For the material that follows, list every line containing the word "seaborn".
-=-=-=-=-
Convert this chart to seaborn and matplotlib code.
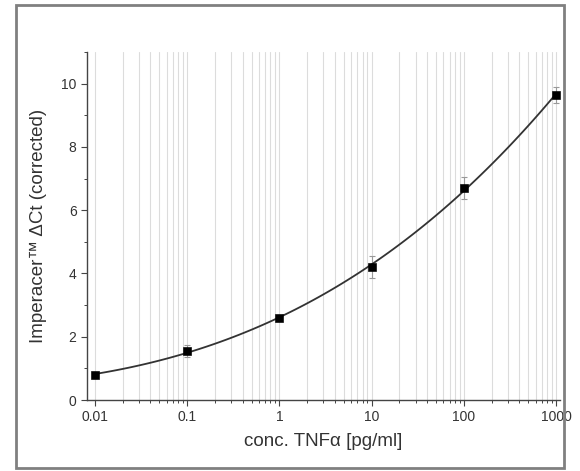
import matplotlib
matplotlib.use("Agg")
import matplotlib.pyplot as plt
import seaborn as sns
import pandas as pd
import numpy as np
from matplotlib.patches import Rectangle
from matplotlib.ticker import FixedLocator

conc = [0.01, 0.1, 1, 10, 100, 1000]
delta_ct = [0.8, 1.55, 2.6, 4.2, 6.7, 9.65]
err = [0.1, 0.2, 0.1, 0.35, 0.35, 0.25]
x_ticks = [0.01, 0.1, 1, 10, 100, 1000]
x_tick_labels = ["0.01", "0.1", "1", "10", "100", "1000"]
y_ticks = [0, 2, 4, 6, 8, 10]

sns.set_theme(style="white")
plt.rcParams['font.family'] = ['Liberation Sans', 'DejaVu Sans']

df = pd.DataFrame({"conc": conc, "dct": delta_ct, "err": err})
df["logc"] = np.log10(df["conc"])

fig = plt.figure(figsize=(5.8, 4.71), dpi=100)
ax = fig.add_axes([87/580, 1-400/471, (560-87)/580, (400-52)/471])

lo, hi = np.log10(0.0082), np.log10(1105)
ax.set_xlim(lo, hi)
ax.set_ylim(0, 11)

# major + minor log positions
major_pos = np.log10(x_ticks)
minor_pos = [np.log10(k * t) for t in x_ticks[:-1] for k in range(2, 10)]

ax.errorbar(df["logc"], df["dct"], yerr=df["err"], fmt="none", ecolor="#999999",
            elinewidth=0.8, capsize=2.5, capthick=0.8, zorder=3)
sns.regplot(data=df, x="logc", y="dct", ax=ax, order=3, ci=None, scatter=False,
            truncate=True, line_kws=dict(color="#333333", linewidth=1.3, zorder=4))
sns.scatterplot(data=df, x="logc", y="dct", ax=ax, marker="s", s=30, color="black",
                edgecolor="black", zorder=5)

ax.xaxis.set_major_locator(FixedLocator(major_pos))
ax.set_xticklabels(x_tick_labels)
ax.xaxis.set_minor_locator(FixedLocator(minor_pos))
ax.set_yticks(y_ticks)
ax.set_yticks([1, 3, 5, 7, 9, 11], minor=True)
ax.set_xlim(lo, hi)

ax.grid(True, which="both", axis="x", color="#dcdcdc", linewidth=0.8)
ax.grid(False, axis="y")
ax.set_axisbelow(True)

for s in ["top", "right"]:
    ax.spines[s].set_visible(False)
for s in ["left", "bottom"]:
    ax.spines[s].set_color("#444444")
    ax.spines[s].set_linewidth(1.0)

ax.tick_params(axis="both", which="major", direction="out", length=4, width=0.8,
               color="#444444", labelsize=10, labelcolor="#333333", left=True, bottom=True)
ax.tick_params(axis="both", which="minor", direction="out", length=2.5, width=0.7,
               color="#444444", left=True, bottom=True)

ax.set_xlabel("conc. TNF\u03b1 [pg/ml]", fontsize=13.5, color="#333333", labelpad=6)
ax.set_ylabel("Imperacer\u2122 \u0394Ct (corrected)", fontsize=13.5, color="#333333", labelpad=10)

fig.patches.append(Rectangle((16/580, 1-468/471), (564-16)/580, (468-5)/471,
                             transform=fig.transFigure, fill=False,
                             edgecolor="#808080", linewidth=2))

fig.savefig("out.png", dpi=100)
-=-=-=-=-
◆ PROBLEM SOLUTION:
Convert this chart to seaborn and matplotlib code.
import seaborn as sns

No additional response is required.